Tuesday, October 5, 2010

Where do the lottery losers end up?

I met Macke Raymond of Stanford at a conference last week. When the conversation turned to Gail Collins’s exasperation over charter school lotteries in a recent New York Times column, Raymond said something interesting. According to the data she has gathered, students who are not accepted into charter schools almost never go back to the bad neighborhood school they were seeking to leave. They go to lesser charter schools or parochial schools, or their families move—they are that determined. To Raymond, this means that it is inaccurate to imply (whether you are a parent or a filmmaker) that these lotteries are the last chance for children.
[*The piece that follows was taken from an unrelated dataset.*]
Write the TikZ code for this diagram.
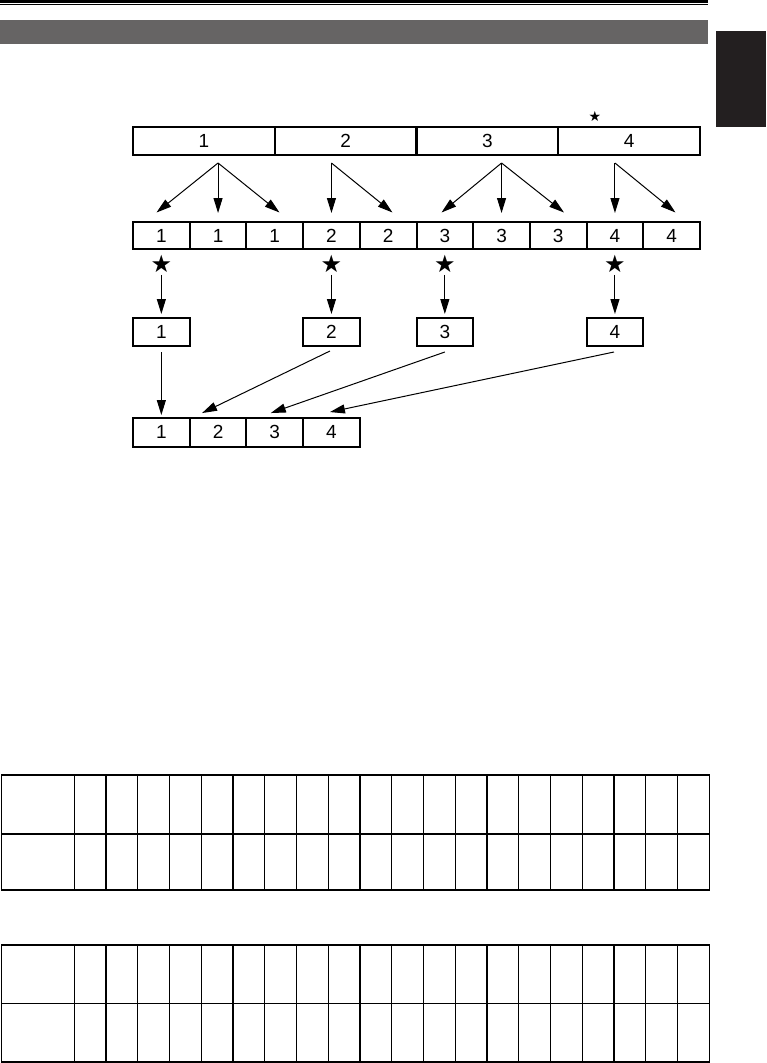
\documentclass[tikz,border=0pt]{standalone}
\usepackage{fontspec}
\setmainfont{Liberation Sans}
\newfontfamily\symfont{DejaVu Sans}
\usetikzlibrary{arrows.meta}
\definecolor{barGray}{HTML}{666464}
\definecolor{tabBlack}{HTML}{231F20}
\begin{document}
\begin{tikzpicture}[x=1pt,y=-1pt,
  cell/.style={draw, line width=2pt, inner sep=0pt, minimum width=56.7pt, minimum height=27.5pt, font=\fontsize{19}{19}\selectfont},
  wide/.style={cell, minimum width=141.75pt, minimum height=28pt},
  arr/.style={line width=1pt, -{Triangle[length=15pt,width=9pt]}},
  bigstar/.style={inner sep=0pt, font=\symfont\fontsize{24}{24}\selectfont},
  smallstar/.style={inner sep=0pt, font=\symfont\fontsize{14}{14}\selectfont},
  grid/.style={line width=1.3pt}
]
\useasboundingbox (0,0) rectangle (766,1063);
% header
\draw[line width=2.6pt] (0,1.3) -- (708,1.3);
\draw[line width=0.8pt] (0,4.6) -- (708,4.6);
\fill[barGray] (0,20) rectangle (708,44);
\fill[tabBlack] (716,31) rectangle (766,127);
% small star over top bar
\node[smallstar] (st) at (595,116.5) {★};
% top bar
\node[wide] (t1) at (203.9,141) {1};
\node[wide] (t2) at (345.6,141) {2};
\node[wide] (t3) at (487.4,141) {3};
\node[wide] (t4) at (629.1,141) {4};
% second row
\node[cell] (m1) at (161.35,235.5) {1};
\node[cell] (m2) at (218.05,235.5) {1};
\node[cell] (m3) at (274.75,235.5) {1};
\node[cell] (m4) at (331.45,235.5) {2};
\node[cell] (m5) at (388.15,235.5) {2};
\node[cell] (m6) at (444.85,235.5) {3};
\node[cell] (m7) at (501.55,235.5) {3};
\node[cell] (m8) at (558.25,235.5) {3};
\node[cell] (m9) at (614.95,235.5) {4};
\node[cell] (m10) at (671.65,235.5) {4};
% fan origins
\coordinate (f1) at (218.05,163);
\coordinate (f2) at (331.45,163);
\coordinate (f3) at (501.55,163);
\coordinate (f4) at (614.95,163);
% fan tips
\coordinate (p1) at (156.5,212.5);
\coordinate (p2) at (218.05,213);
\coordinate (p3) at (279.5,212.5);
\coordinate (p4) at (331.45,213);
\coordinate (p5) at (392.5,212.5);
\coordinate (p6) at (441.5,212.5);
\coordinate (p7) at (501.55,213);
\coordinate (p8) at (564,212.5);
\coordinate (p9) at (614.95,213);
\coordinate (p10) at (675.5,212.5);
\draw[arr] (f1) -- (p1);
\draw[arr] (f1) -- (p2);
\draw[arr] (f1) -- (p3);
\draw[arr] (f2) -- (p4);
\draw[arr] (f2) -- (p5);
\draw[arr] (f3) -- (p6);
\draw[arr] (f3) -- (p7);
\draw[arr] (f3) -- (p8);
\draw[arr] (f4) -- (p9);
\draw[arr] (f4) -- (p10);
% stars
\node[bigstar] (s1) at (161.35,264) {★};
\node[bigstar] (s2) at (331.45,264) {★};
\node[bigstar] (s3) at (444.85,264) {★};
\node[bigstar] (s4) at (614.95,264) {★};
% selected boxes
\node[cell, minimum height=28pt] (b1) at (161.35,332) {1};
\node[cell, minimum height=28pt] (b2) at (331.45,332) {2};
\node[cell, minimum height=28pt] (b3) at (444.85,332) {3};
\node[cell, minimum height=28pt] (b4) at (614.95,332) {4};
\draw[arr, shorten <=2pt, shorten >=3pt] (s1) -- (b1);
\draw[arr, shorten <=2pt, shorten >=3pt] (s2) -- (b2);
\draw[arr, shorten <=2pt, shorten >=3pt] (s3) -- (b3);
\draw[arr, shorten <=2pt, shorten >=3pt] (s4) -- (b4);
% bottom row
\node[cell, minimum height=28.5pt] (r1) at (161.35,432.3) {1};
\node[cell, minimum height=28.5pt] (r2) at (218.05,432.3) {2};
\node[cell, minimum height=28.5pt] (r3) at (274.75,432.3) {3};
\node[cell, minimum height=28.5pt] (r4) at (331.45,432.3) {4};
\draw[arr] ([yshift=-5pt]b1.south) -- ([yshift=2pt]r1.north);
\draw[arr] ([xshift=-1.5pt,yshift=-4pt]b2.south) -- ([xshift=-16pt,yshift=4pt]r2.north);
\draw[arr] ([yshift=-5pt]b3.south) -- ([xshift=-4pt,yshift=4pt]r3.north);
\draw[arr] ([xshift=-1pt,yshift=-5pt]b4.south) -- ([xshift=-1.5pt,yshift=5pt]r4.north);
% table 1
\draw[grid] (1.5,775) rectangle (709.3,890);
\draw[grid] (1.5,834) -- (709.3,834);
\foreach \k in {0,...,19} {
  \draw[grid] ({74.3+31.75*\k},775) -- ({74.3+31.75*\k},890);
}
% table 2
\draw[grid] (1.5,945) rectangle (709.3,1062);
\draw[grid] (1.5,1003.3) -- (709.3,1003.3);
\foreach \k in {0,...,19} {
  \draw[grid] ({74.3+31.75*\k},945) -- ({74.3+31.75*\k},1062);
}
\end{tikzpicture}
\end{document}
To me, as a challenge to common assumptions about where these kids end up, it makes for a good topic for journalistic exploration.

1 comment:

  1. The term "bad neighborhood school" is too loaded for a journalist to use, in my opinion. Schools that serve a critical mass of high-need, at-risk, underprivileged students become overwhelmed and struggle. It's a harsh judgment on the school, the educators and the students to brand it "bad" or "failing." If you picked up the entire student population of whatever elite private school it is that Davis Guggenheim's kids attend and plopped it down into one of the "bad" schools he portrays in WFS (while disappearing the high-need, at-risk, underprivileged current students), the school would magically become good.